START

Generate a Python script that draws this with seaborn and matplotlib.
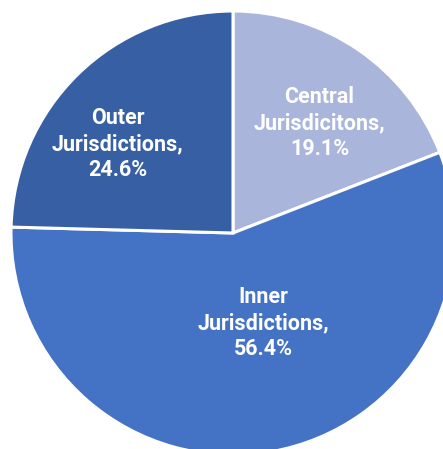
import matplotlib
matplotlib.use("Agg")
import matplotlib.pyplot as plt
import seaborn as sns

labels = ["Central\nJurisdicitons,", "Inner\nJurisdictions,", "Outer\nJurisdictions,"]
shares = [19.1, 56.4, 24.6]
colors = ["#A9B5DA", "#4472C4", "#375FA3"]

sns.set_theme(style="white")
plt.rcParams["font.family"] = ["Roboto", "DejaVu Sans"]

fig = plt.figure(figsize=(4.43, 4.49), dpi=100)
ax = fig.add_axes([0, 0, 1, 1])
wedges, _ = ax.pie(shares, colors=colors, startangle=90, counterclock=False,
                   wedgeprops=dict(edgecolor="white", linewidth=2.2))

# label spots, in data units of the unit pie
spots = [(0.39, 0.495), (0.135, -0.405), (-0.52, 0.40)]
for lab, v, (x, y) in zip(labels, shares, spots):
    ax.text(x, y, f"{lab}\n{v}%", ha="center", va="center", color="white",
            fontsize=15.5, fontweight="semibold", linespacing=1.25)

# pie is cropped at the right and bottom, as in the source
ax.set_xlim(-233 / 222, (443 - 233) / 222)
ax.set_ylim(-(449 - 233) / 222, 233 / 222)
ax.set_aspect("auto")
ax.axis("off")
fig.savefig("out.png", dpi=100)
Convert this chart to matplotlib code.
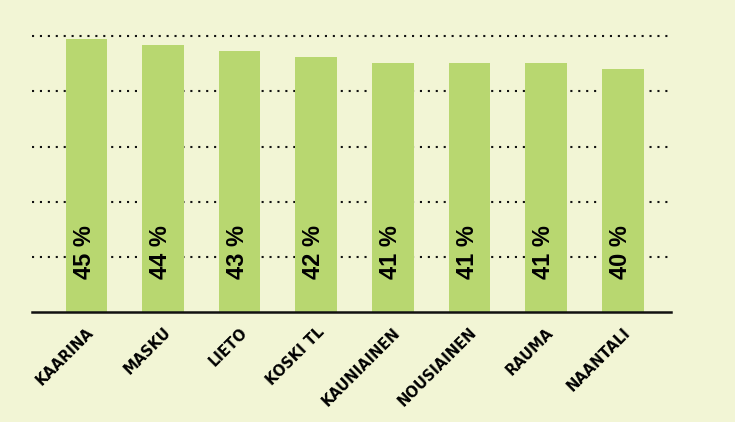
import numpy as np
from matplotlib import pyplot as plt

towns = ['KAARINA', 'MASKU', 'LIETO', 'KOSKI TL', 'KAUNIAINEN',
         'NOUSIAINEN', 'RAUMA', 'NAANTALI']
shares = [45, 44, 43, 42, 41, 41, 41, 40]
value_labels = ['%d %%' % v for v in shares]

bg = '#f2f5d5'
bar_color = '#b8d770'

fig = plt.figure(figsize=(7.35, 4.22), dpi=100, facecolor=bg)
# axes placed in pixel terms: x 32..671, bottom at y=312, 6.07 px per unit
ymax = 48
px_per_unit = 6.07
ax_h = ymax * px_per_unit
ax = fig.add_axes([32 / 735, (422 - 312.3) / 422, (671 - 32) / 735, ax_h / 422])
ax.set_facecolor(bg)

x = np.arange(len(towns))
ax.bar(x, shares, width=0.543, color=bar_color, zorder=2)

for xi, lab in zip(x, value_labels):
    ax.text(xi - 0.03, 5.5, lab, rotation=90, ha='center', va='bottom',
            fontsize=17, fontweight='bold',
            family='Liberation Sans', color='black', zorder=3)

ax.set_xlim(-0.71, 7.63)
ax.set_ylim(0, ymax)
ax.set_yticks(np.linspace(0, 45.5, 6)[1:])
ax.yaxis.grid(True, linestyle=(0, (1, 2.8)), color='#111111', linewidth=1.5, zorder=1)
ax.tick_params(axis='y', left=False, labelleft=False)

ax.set_xticks(x)
ax.set_xticklabels(towns, rotation=45, ha='right', rotation_mode='anchor',
                   fontsize=10.5, fontweight='bold', family='DejaVu Sans')
ax.tick_params(axis='x', length=0, pad=9)

for side in ['top', 'right', 'left']:
    ax.spines[side].set_visible(False)
ax.spines['bottom'].set_linewidth(1.8)
ax.spines['bottom'].set_color('#111111')
ax.spines['bottom'].set_zorder(4)

plt.savefig('out.png', dpi=100, facecolor=bg)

END

▶ WHAT TO WORK ON:
Images in the records should not be copied. Repeat all the rest exactly.

▶ CORRECT ANSWER:
Generate a Python script that draws this with seaborn and matplotlib.
import matplotlib
matplotlib.use("Agg")
import matplotlib.pyplot as plt
import seaborn as sns

labels = ["Central\nJurisdicitons,", "Inner\nJurisdictions,", "Outer\nJurisdictions,"]
shares = [19.1, 56.4, 24.6]
colors = ["#A9B5DA", "#4472C4", "#375FA3"]

sns.set_theme(style="white")
plt.rcParams["font.family"] = ["Roboto", "DejaVu Sans"]

fig = plt.figure(figsize=(4.43, 4.49), dpi=100)
ax = fig.add_axes([0, 0, 1, 1])
wedges, _ = ax.pie(shares, colors=colors, startangle=90, counterclock=False,
                   wedgeprops=dict(edgecolor="white", linewidth=2.2))

# label spots, in data units of the unit pie
spots = [(0.39, 0.495), (0.135, -0.405), (-0.52, 0.40)]
for lab, v, (x, y) in zip(labels, shares, spots):
    ax.text(x, y, f"{lab}\n{v}%", ha="center", va="center", color="white",
            fontsize=15.5, fontweight="semibold", linespacing=1.25)

# pie is cropped at the right and bottom, as in the source
ax.set_xlim(-233 / 222, (443 - 233) / 222)
ax.set_ylim(-(449 - 233) / 222, 233 / 222)
ax.set_aspect("auto")
ax.axis("off")
fig.savefig("out.png", dpi=100)
Convert this chart to matplotlib code.
import numpy as np
from matplotlib import pyplot as plt

towns = ['KAARINA', 'MASKU', 'LIETO', 'KOSKI TL', 'KAUNIAINEN',
         'NOUSIAINEN', 'RAUMA', 'NAANTALI']
shares = [45, 44, 43, 42, 41, 41, 41, 40]
value_labels = ['%d %%' % v for v in shares]

bg = '#f2f5d5'
bar_color = '#b8d770'

fig = plt.figure(figsize=(7.35, 4.22), dpi=100, facecolor=bg)
# axes placed in pixel terms: x 32..671, bottom at y=312, 6.07 px per unit
ymax = 48
px_per_unit = 6.07
ax_h = ymax * px_per_unit
ax = fig.add_axes([32 / 735, (422 - 312.3) / 422, (671 - 32) / 735, ax_h / 422])
ax.set_facecolor(bg)

x = np.arange(len(towns))
ax.bar(x, shares, width=0.543, color=bar_color, zorder=2)

for xi, lab in zip(x, value_labels):
    ax.text(xi - 0.03, 5.5, lab, rotation=90, ha='center', va='bottom',
            fontsize=17, fontweight='bold',
            family='Liberation Sans', color='black', zorder=3)

ax.set_xlim(-0.71, 7.63)
ax.set_ylim(0, ymax)
ax.set_yticks(np.linspace(0, 45.5, 6)[1:])
ax.yaxis.grid(True, linestyle=(0, (1, 2.8)), color='#111111', linewidth=1.5, zorder=1)
ax.tick_params(axis='y', left=False, labelleft=False)

ax.set_xticks(x)
ax.set_xticklabels(towns, rotation=45, ha='right', rotation_mode='anchor',
                   fontsize=10.5, fontweight='bold', family='DejaVu Sans')
ax.tick_params(axis='x', length=0, pad=9)

for side in ['top', 'right', 'left']:
    ax.spines[side].set_visible(False)
ax.spines['bottom'].set_linewidth(1.8)
ax.spines['bottom'].set_color('#111111')
ax.spines['bottom'].set_zorder(4)

plt.savefig('out.png', dpi=100, facecolor=bg)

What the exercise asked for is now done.